Monday, 28 January 2019

Most of these groups would be vastly improved by sudden death

Most of these groups would be vastly improved by sudden death. The worse of the punk rock groups, I suppose, currently are the Sex Pistols. They are unbelievably nauseating. They are the antithesis of humankind. I would like somebody to dig a very, very large, exceedingly deep hole and drop the the whole bloody lot down it.

Bernard Brook-Partridge, cited in S. Maconie, The people's songs (2013), 195-6

Also on video though the miracle of YouTube

Wednesday, 23 January 2019

Being in ... prog acts was great because you could play in 15/8 time and still stay in good hotels.

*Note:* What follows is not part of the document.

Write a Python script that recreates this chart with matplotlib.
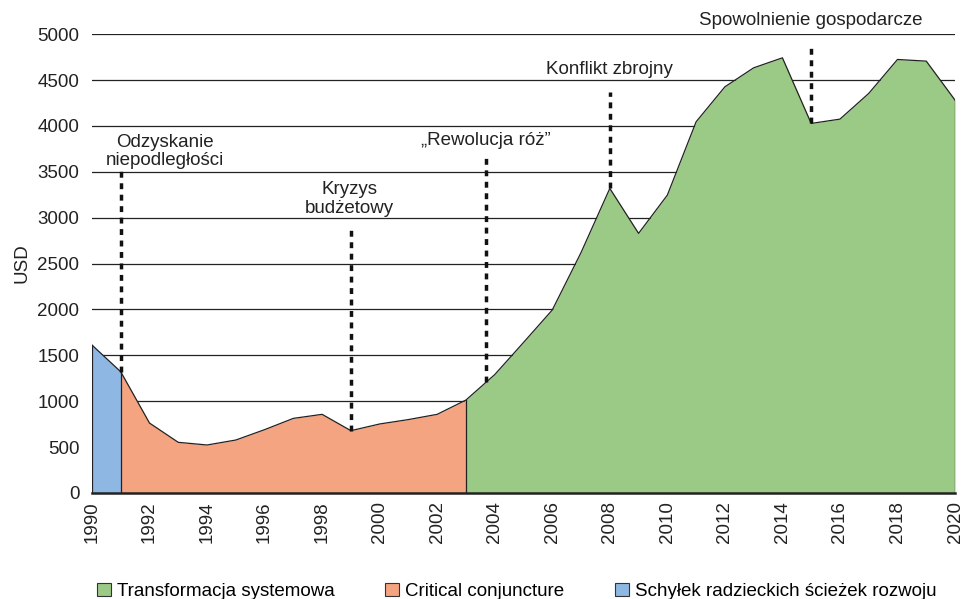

Almost half a century on, 'A Whiter Shade of Pale' still resonates with echoes of that golden summer [1967]. In 2009, it was still Britain's most played record on the radio. The runner up was Queen's 'Bohemian Rhapsody'. The two songs both contain the unusual word 'fandango' in the lyrics.

It cannot be overstated that despite its difficult time signatures, fantastical sleeves and outlandish concepts and costumes, prog was enormously, insanely popular all over the world. Stadiums full of fans lapped up the difficulty of it all, relished the uncommerciality and thus paradoxically made it far more commercial than much pop of the day. Released in 1973, Rick Wakeman's purely instrumental solo album comprising quasi-classical pieces about long-dead English Tudor queens, The Six Wives of Henry VIII, sold 15 million albums. Bill Bruford captured this nice contradiction brilliantly, when we said that, as a creative musician, being in Yes, King Crimson and other prog acts was great because you could play in 15/8 time and still stay in good hotels.

S. Maconie, The People's songs (2013), 83 and 97-98

Saturday, 19 January 2019

People say that a book you can't find doesn't exist

I recall that for a while, even though the situation was so desperate, Brauer spent all his time bringing his card index up to date. He was finding it increasingly hard to find the books he was looking for. People say that a book you can't find doesn't exist. ... Classifying twenty thousand volumes is no easy matter. Not only do you have to have a strict respect for order - an almost superhuman respect, I would say - but you need a method and time to devote to the thankless task of cataloging works whose meaning is very different from the numbers you use to identify them.

C.M. Dominguez, tr. P. Sis, The house of paper (2004), 48-9

Friday, 18 January 2019

It is often much harder to get rid of books than it is to acquire them

It is often much harder to get rid of books than it is to acquire them. They stick to us in that pact of need and oblivion we make with them, witness to a moment in our lives we will never see again. While they are still there it is part of us, I have notices that many people make a note of the day, month,, and year that they read a book; they build up a secret calendar. Others, before lending one, write their name on the flyleaf, note whom they lent it to in an address book, and add the date. I have known book owners who stamp them or slip a card between their pages the way they do in public libraries. Nobody wants to mislay a book. We prefer to lose a ring, a watch, an umbrella, rather than a book whose pages we will never read again, but which retains, just in the sound of its title, a remote and perhaps long-lost emotion.

C.M. Dominguez, tr. P. Sis, The house of paper (2004), 14

Saturday, 5 January 2019

he had known more policemen by their first names than any other man in the metropolis

There were men in London - bookmakers, skittle sharps, jellied eel sellers on race courses, and men like that - who would not have known whom you were referring to if you had mentioned Einstein, butt they all knew Gally. He had been, till that institution passed beyond the veil, a man at whom the old Pelican Club pointed with pride, and he had known more policemen by their first names than any other man in the metropolis.